◆ Exercise prompt ◆
Without the pictures, repeat the listing character for character.
>> start
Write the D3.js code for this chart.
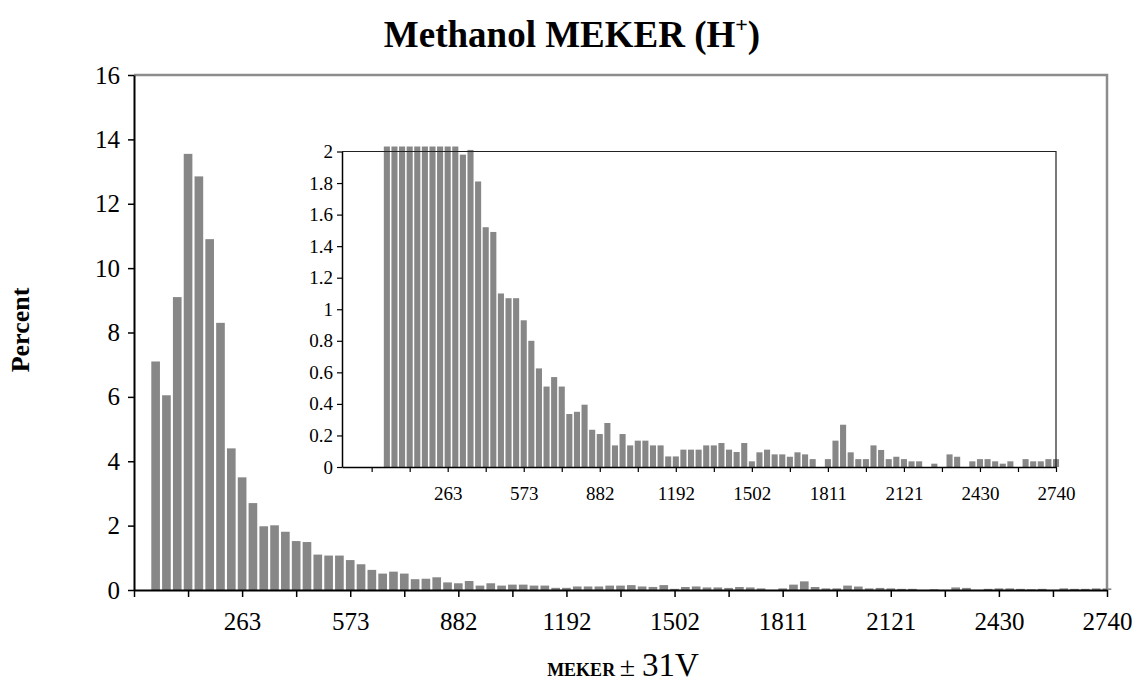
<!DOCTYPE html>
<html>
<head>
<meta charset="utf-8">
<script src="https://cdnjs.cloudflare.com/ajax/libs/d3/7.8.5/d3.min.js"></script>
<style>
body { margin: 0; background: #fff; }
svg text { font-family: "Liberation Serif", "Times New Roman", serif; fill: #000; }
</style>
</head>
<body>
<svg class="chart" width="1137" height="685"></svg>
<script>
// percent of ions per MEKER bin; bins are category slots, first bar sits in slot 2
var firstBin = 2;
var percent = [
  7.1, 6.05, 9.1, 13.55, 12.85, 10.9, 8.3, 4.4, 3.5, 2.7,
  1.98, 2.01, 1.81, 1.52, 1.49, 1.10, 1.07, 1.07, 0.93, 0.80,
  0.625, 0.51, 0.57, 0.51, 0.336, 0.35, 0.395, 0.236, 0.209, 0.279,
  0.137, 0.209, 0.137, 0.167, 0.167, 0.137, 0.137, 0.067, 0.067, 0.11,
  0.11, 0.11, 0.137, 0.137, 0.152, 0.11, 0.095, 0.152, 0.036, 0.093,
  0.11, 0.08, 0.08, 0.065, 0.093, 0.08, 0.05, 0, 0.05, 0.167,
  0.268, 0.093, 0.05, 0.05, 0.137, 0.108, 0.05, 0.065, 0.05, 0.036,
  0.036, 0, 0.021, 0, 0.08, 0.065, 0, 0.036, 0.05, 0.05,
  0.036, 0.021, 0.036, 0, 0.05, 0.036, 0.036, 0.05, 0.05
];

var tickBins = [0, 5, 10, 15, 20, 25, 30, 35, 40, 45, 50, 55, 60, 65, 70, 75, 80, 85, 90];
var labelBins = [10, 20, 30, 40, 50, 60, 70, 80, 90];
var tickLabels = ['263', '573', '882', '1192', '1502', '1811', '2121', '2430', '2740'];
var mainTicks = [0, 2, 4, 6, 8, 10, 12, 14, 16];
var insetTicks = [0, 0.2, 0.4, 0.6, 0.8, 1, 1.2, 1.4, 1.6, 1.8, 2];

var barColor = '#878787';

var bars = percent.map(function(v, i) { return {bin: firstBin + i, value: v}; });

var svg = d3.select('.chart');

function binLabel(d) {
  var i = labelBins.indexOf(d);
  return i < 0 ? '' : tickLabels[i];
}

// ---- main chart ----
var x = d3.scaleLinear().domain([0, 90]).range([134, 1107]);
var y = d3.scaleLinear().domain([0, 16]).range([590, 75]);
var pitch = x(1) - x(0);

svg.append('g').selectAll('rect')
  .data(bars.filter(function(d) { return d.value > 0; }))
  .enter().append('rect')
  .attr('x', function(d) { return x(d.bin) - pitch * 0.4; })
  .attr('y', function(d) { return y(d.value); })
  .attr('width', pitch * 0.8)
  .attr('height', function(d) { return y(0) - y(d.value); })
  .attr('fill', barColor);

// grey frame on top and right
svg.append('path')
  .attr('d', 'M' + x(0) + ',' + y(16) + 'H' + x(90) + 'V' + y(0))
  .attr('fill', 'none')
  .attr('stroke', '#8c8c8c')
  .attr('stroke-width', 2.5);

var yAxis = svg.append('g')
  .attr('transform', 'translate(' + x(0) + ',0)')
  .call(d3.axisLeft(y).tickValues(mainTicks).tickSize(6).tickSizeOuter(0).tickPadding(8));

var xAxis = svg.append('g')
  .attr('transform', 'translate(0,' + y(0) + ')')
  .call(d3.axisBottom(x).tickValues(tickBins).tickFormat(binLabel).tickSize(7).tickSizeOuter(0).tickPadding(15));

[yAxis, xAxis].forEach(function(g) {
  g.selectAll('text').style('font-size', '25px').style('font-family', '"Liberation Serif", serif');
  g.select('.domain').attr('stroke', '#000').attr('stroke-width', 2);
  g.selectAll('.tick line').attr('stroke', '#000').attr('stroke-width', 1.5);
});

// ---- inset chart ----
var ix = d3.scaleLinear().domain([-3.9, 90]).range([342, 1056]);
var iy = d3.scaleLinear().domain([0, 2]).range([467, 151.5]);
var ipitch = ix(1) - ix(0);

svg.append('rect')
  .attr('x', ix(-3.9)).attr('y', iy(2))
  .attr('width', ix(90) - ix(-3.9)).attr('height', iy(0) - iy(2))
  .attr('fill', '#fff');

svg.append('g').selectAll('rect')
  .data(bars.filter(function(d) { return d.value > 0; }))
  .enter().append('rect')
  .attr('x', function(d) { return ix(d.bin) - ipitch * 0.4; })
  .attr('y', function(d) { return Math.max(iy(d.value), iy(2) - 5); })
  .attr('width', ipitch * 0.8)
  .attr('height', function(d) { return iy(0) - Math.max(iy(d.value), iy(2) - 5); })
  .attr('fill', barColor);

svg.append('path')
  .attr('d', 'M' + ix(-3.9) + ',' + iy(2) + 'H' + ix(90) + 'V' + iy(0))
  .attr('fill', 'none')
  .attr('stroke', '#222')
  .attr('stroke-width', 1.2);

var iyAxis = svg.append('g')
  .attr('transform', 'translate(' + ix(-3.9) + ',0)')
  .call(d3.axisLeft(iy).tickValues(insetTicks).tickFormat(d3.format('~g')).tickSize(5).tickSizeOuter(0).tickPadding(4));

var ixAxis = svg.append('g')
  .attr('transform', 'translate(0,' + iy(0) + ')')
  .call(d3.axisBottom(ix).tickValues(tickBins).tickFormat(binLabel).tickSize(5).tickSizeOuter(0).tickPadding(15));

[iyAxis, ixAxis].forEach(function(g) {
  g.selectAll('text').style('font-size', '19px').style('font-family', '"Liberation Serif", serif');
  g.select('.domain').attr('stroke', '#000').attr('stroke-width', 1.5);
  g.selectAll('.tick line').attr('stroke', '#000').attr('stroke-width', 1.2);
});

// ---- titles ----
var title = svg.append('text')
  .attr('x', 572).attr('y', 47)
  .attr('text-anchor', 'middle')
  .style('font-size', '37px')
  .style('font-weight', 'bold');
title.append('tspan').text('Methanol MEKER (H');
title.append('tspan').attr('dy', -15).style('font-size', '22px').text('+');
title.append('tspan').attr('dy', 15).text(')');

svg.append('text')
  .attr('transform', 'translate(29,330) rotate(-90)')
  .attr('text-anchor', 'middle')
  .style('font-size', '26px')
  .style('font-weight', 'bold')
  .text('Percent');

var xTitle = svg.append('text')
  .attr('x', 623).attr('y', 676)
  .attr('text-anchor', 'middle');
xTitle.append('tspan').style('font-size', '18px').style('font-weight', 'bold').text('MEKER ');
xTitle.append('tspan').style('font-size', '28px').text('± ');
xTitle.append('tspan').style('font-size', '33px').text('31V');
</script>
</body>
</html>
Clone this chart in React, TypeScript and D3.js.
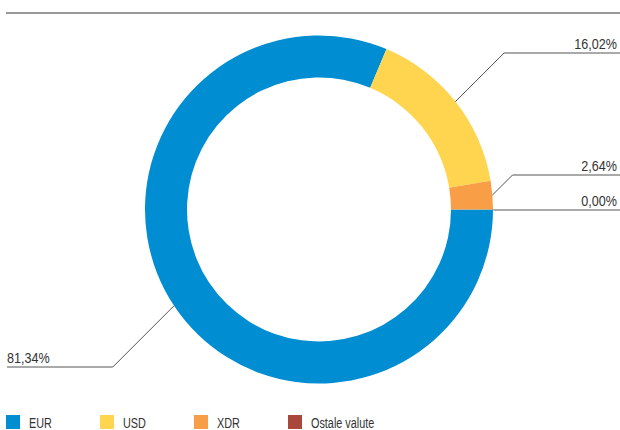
>> end
◆ Response ◆
Write the D3.js code for this chart.
<!DOCTYPE html>
<html>
<head>
<meta charset="utf-8">
<script src="https://cdnjs.cloudflare.com/ajax/libs/d3/7.8.5/d3.min.js"></script>
<style>
body { margin: 0; background: #fff; }
svg text { font-family: "Liberation Serif", "Times New Roman", serif; fill: #000; }
</style>
</head>
<body>
<svg class="chart" width="1137" height="685"></svg>
<script>
// percent of ions per MEKER bin; bins are category slots, first bar sits in slot 2
var firstBin = 2;
var percent = [
  7.1, 6.05, 9.1, 13.55, 12.85, 10.9, 8.3, 4.4, 3.5, 2.7,
  1.98, 2.01, 1.81, 1.52, 1.49, 1.10, 1.07, 1.07, 0.93, 0.80,
  0.625, 0.51, 0.57, 0.51, 0.336, 0.35, 0.395, 0.236, 0.209, 0.279,
  0.137, 0.209, 0.137, 0.167, 0.167, 0.137, 0.137, 0.067, 0.067, 0.11,
  0.11, 0.11, 0.137, 0.137, 0.152, 0.11, 0.095, 0.152, 0.036, 0.093,
  0.11, 0.08, 0.08, 0.065, 0.093, 0.08, 0.05, 0, 0.05, 0.167,
  0.268, 0.093, 0.05, 0.05, 0.137, 0.108, 0.05, 0.065, 0.05, 0.036,
  0.036, 0, 0.021, 0, 0.08, 0.065, 0, 0.036, 0.05, 0.05,
  0.036, 0.021, 0.036, 0, 0.05, 0.036, 0.036, 0.05, 0.05
];

var tickBins = [0, 5, 10, 15, 20, 25, 30, 35, 40, 45, 50, 55, 60, 65, 70, 75, 80, 85, 90];
var labelBins = [10, 20, 30, 40, 50, 60, 70, 80, 90];
var tickLabels = ['263', '573', '882', '1192', '1502', '1811', '2121', '2430', '2740'];
var mainTicks = [0, 2, 4, 6, 8, 10, 12, 14, 16];
var insetTicks = [0, 0.2, 0.4, 0.6, 0.8, 1, 1.2, 1.4, 1.6, 1.8, 2];

var barColor = '#878787';

var bars = percent.map(function(v, i) { return {bin: firstBin + i, value: v}; });

var svg = d3.select('.chart');

function binLabel(d) {
  var i = labelBins.indexOf(d);
  return i < 0 ? '' : tickLabels[i];
}

// ---- main chart ----
var x = d3.scaleLinear().domain([0, 90]).range([134, 1107]);
var y = d3.scaleLinear().domain([0, 16]).range([590, 75]);
var pitch = x(1) - x(0);

svg.append('g').selectAll('rect')
  .data(bars.filter(function(d) { return d.value > 0; }))
  .enter().append('rect')
  .attr('x', function(d) { return x(d.bin) - pitch * 0.4; })
  .attr('y', function(d) { return y(d.value); })
  .attr('width', pitch * 0.8)
  .attr('height', function(d) { return y(0) - y(d.value); })
  .attr('fill', barColor);

// grey frame on top and right
svg.append('path')
  .attr('d', 'M' + x(0) + ',' + y(16) + 'H' + x(90) + 'V' + y(0))
  .attr('fill', 'none')
  .attr('stroke', '#8c8c8c')
  .attr('stroke-width', 2.5);

var yAxis = svg.append('g')
  .attr('transform', 'translate(' + x(0) + ',0)')
  .call(d3.axisLeft(y).tickValues(mainTicks).tickSize(6).tickSizeOuter(0).tickPadding(8));

var xAxis = svg.append('g')
  .attr('transform', 'translate(0,' + y(0) + ')')
  .call(d3.axisBottom(x).tickValues(tickBins).tickFormat(binLabel).tickSize(7).tickSizeOuter(0).tickPadding(15));

[yAxis, xAxis].forEach(function(g) {
  g.selectAll('text').style('font-size', '25px').style('font-family', '"Liberation Serif", serif');
  g.select('.domain').attr('stroke', '#000').attr('stroke-width', 2);
  g.selectAll('.tick line').attr('stroke', '#000').attr('stroke-width', 1.5);
});

// ---- inset chart ----
var ix = d3.scaleLinear().domain([-3.9, 90]).range([342, 1056]);
var iy = d3.scaleLinear().domain([0, 2]).range([467, 151.5]);
var ipitch = ix(1) - ix(0);

svg.append('rect')
  .attr('x', ix(-3.9)).attr('y', iy(2))
  .attr('width', ix(90) - ix(-3.9)).attr('height', iy(0) - iy(2))
  .attr('fill', '#fff');

svg.append('g').selectAll('rect')
  .data(bars.filter(function(d) { return d.value > 0; }))
  .enter().append('rect')
  .attr('x', function(d) { return ix(d.bin) - ipitch * 0.4; })
  .attr('y', function(d) { return Math.max(iy(d.value), iy(2) - 5); })
  .attr('width', ipitch * 0.8)
  .attr('height', function(d) { return iy(0) - Math.max(iy(d.value), iy(2) - 5); })
  .attr('fill', barColor);

svg.append('path')
  .attr('d', 'M' + ix(-3.9) + ',' + iy(2) + 'H' + ix(90) + 'V' + iy(0))
  .attr('fill', 'none')
  .attr('stroke', '#222')
  .attr('stroke-width', 1.2);

var iyAxis = svg.append('g')
  .attr('transform', 'translate(' + ix(-3.9) + ',0)')
  .call(d3.axisLeft(iy).tickValues(insetTicks).tickFormat(d3.format('~g')).tickSize(5).tickSizeOuter(0).tickPadding(4));

var ixAxis = svg.append('g')
  .attr('transform', 'translate(0,' + iy(0) + ')')
  .call(d3.axisBottom(ix).tickValues(tickBins).tickFormat(binLabel).tickSize(5).tickSizeOuter(0).tickPadding(15));

[iyAxis, ixAxis].forEach(function(g) {
  g.selectAll('text').style('font-size', '19px').style('font-family', '"Liberation Serif", serif');
  g.select('.domain').attr('stroke', '#000').attr('stroke-width', 1.5);
  g.selectAll('.tick line').attr('stroke', '#000').attr('stroke-width', 1.2);
});

// ---- titles ----
var title = svg.append('text')
  .attr('x', 572).attr('y', 47)
  .attr('text-anchor', 'middle')
  .style('font-size', '37px')
  .style('font-weight', 'bold');
title.append('tspan').text('Methanol MEKER (H');
title.append('tspan').attr('dy', -15).style('font-size', '22px').text('+');
title.append('tspan').attr('dy', 15).text(')');

svg.append('text')
  .attr('transform', 'translate(29,330) rotate(-90)')
  .attr('text-anchor', 'middle')
  .style('font-size', '26px')
  .style('font-weight', 'bold')
  .text('Percent');

var xTitle = svg.append('text')
  .attr('x', 623).attr('y', 676)
  .attr('text-anchor', 'middle');
xTitle.append('tspan').style('font-size', '18px').style('font-weight', 'bold').text('MEKER ');
xTitle.append('tspan').style('font-size', '28px').text('± ');
xTitle.append('tspan').style('font-size', '33px').text('31V');
</script>
</body>
</html>
Clone this chart in React, TypeScript and D3.js.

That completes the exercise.